Because NuGet will continue to be developed through Microsoft’s open source initiatives (at least for the foreseeable future), its evolution and development may continue to be misaligned with Microsoft’s enterprise initiatives – but the platform is here to stay, and it’s no longer a question of if it should be implemented, but when. With the pace that development is accelerating – and the fact that NuGet isn’t that challenging to implement – the when may as well be now.
Beyond Dependency Management
Several tools – both open source and commercial – have repurposed NuGet components for uses other than dependency management. While these components will obviously share NuGet’s annoyances, the same techniques can be applied to mitigate these annoyances in the enterprise.
One such tool is Chocolatey. It’s described as “somewhat like apt-get, but built with Windows in mind,” and allows users to install programs like Notepad++, Git, and 7Zip with a single command at the Command Prompt. The Chocolatey client accomplishes this by downloading the corresponding .nupkg file from chocolatey.org and executing the install.ps1 contained within.

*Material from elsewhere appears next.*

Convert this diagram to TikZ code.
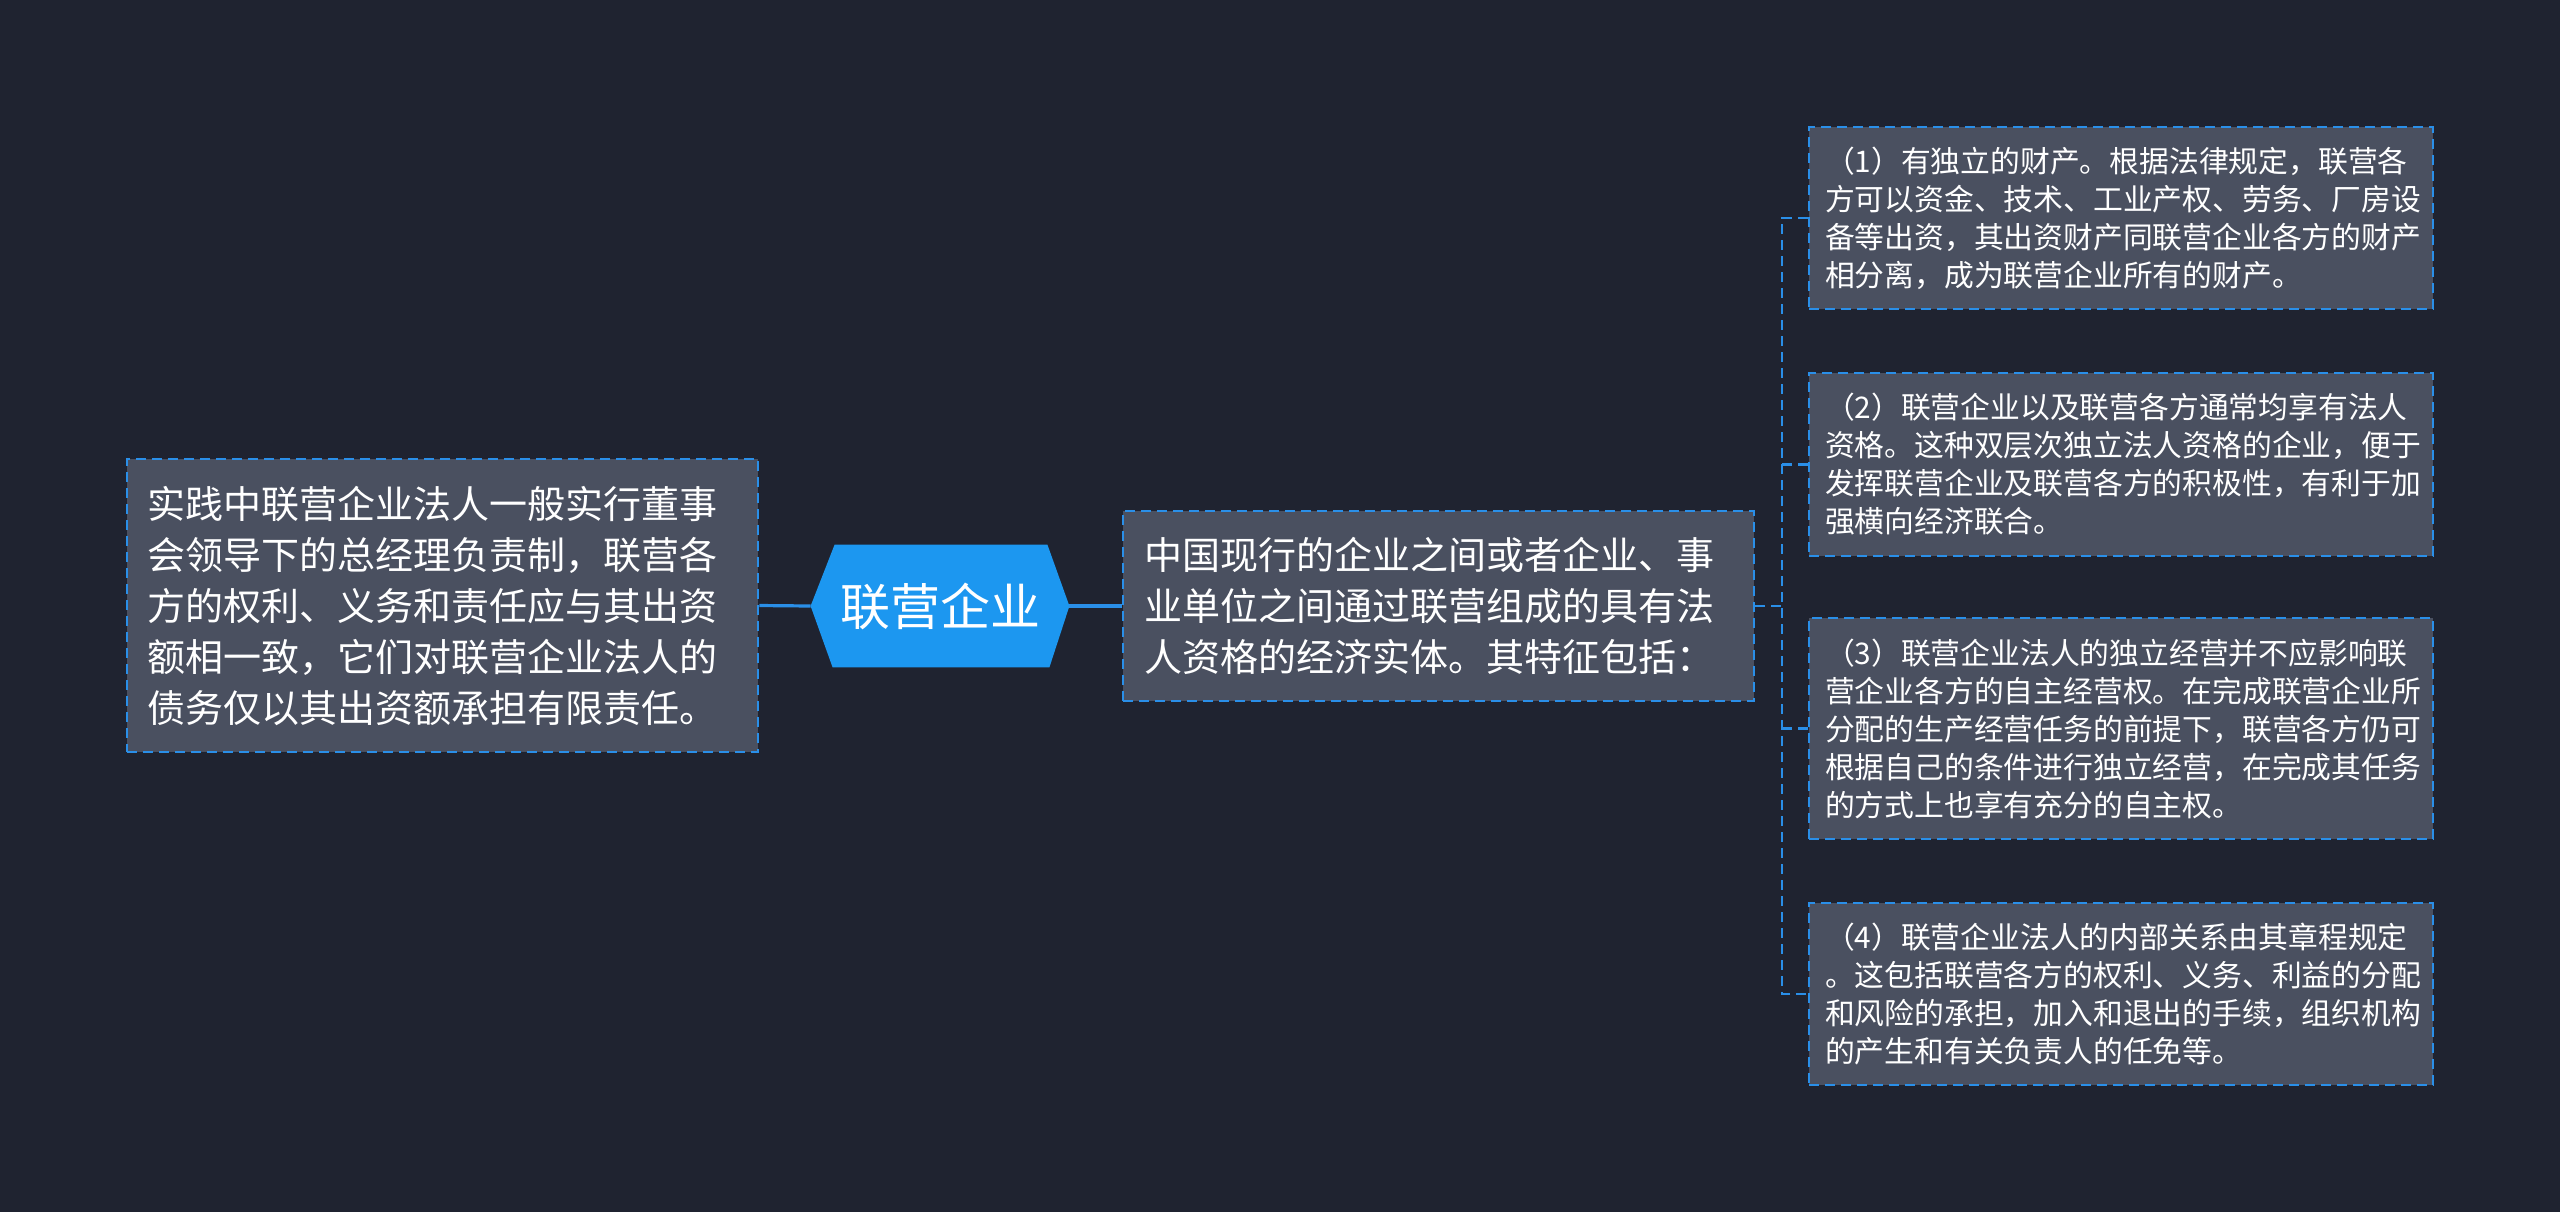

Obviously, most of NuGet’s dependency management annoyances aren’t applicable with Chocolatey, but Package Verification, Arbitrary PowerShell Script Execution, and Unexpected Licensing are equally – if not more – problematic. But they can all be mitigated with a private NuGet repository and careful package preparation.
Another tool that uses NuGet components is Red Gate’s Deployment Manager. Essentially, it retrieves application components (which have been packaged as NuGet packages) from a private NuGet repository and deploys those components to various servers. But in this case, since the packages come from known sources (i.e. built by the organization), used outside of the context of development, and are already housed in a private repository, none of NuGet’s annoyances have transferred.
All new tools brought in the enterprise need to be carefully adopted, but as these examples show, just because a tool uses NuGet components doesn’t mean that it inherits NuGet’s annoyances. And even if it does (as is the case with Chocolatey), it’s just as easy to mitigate.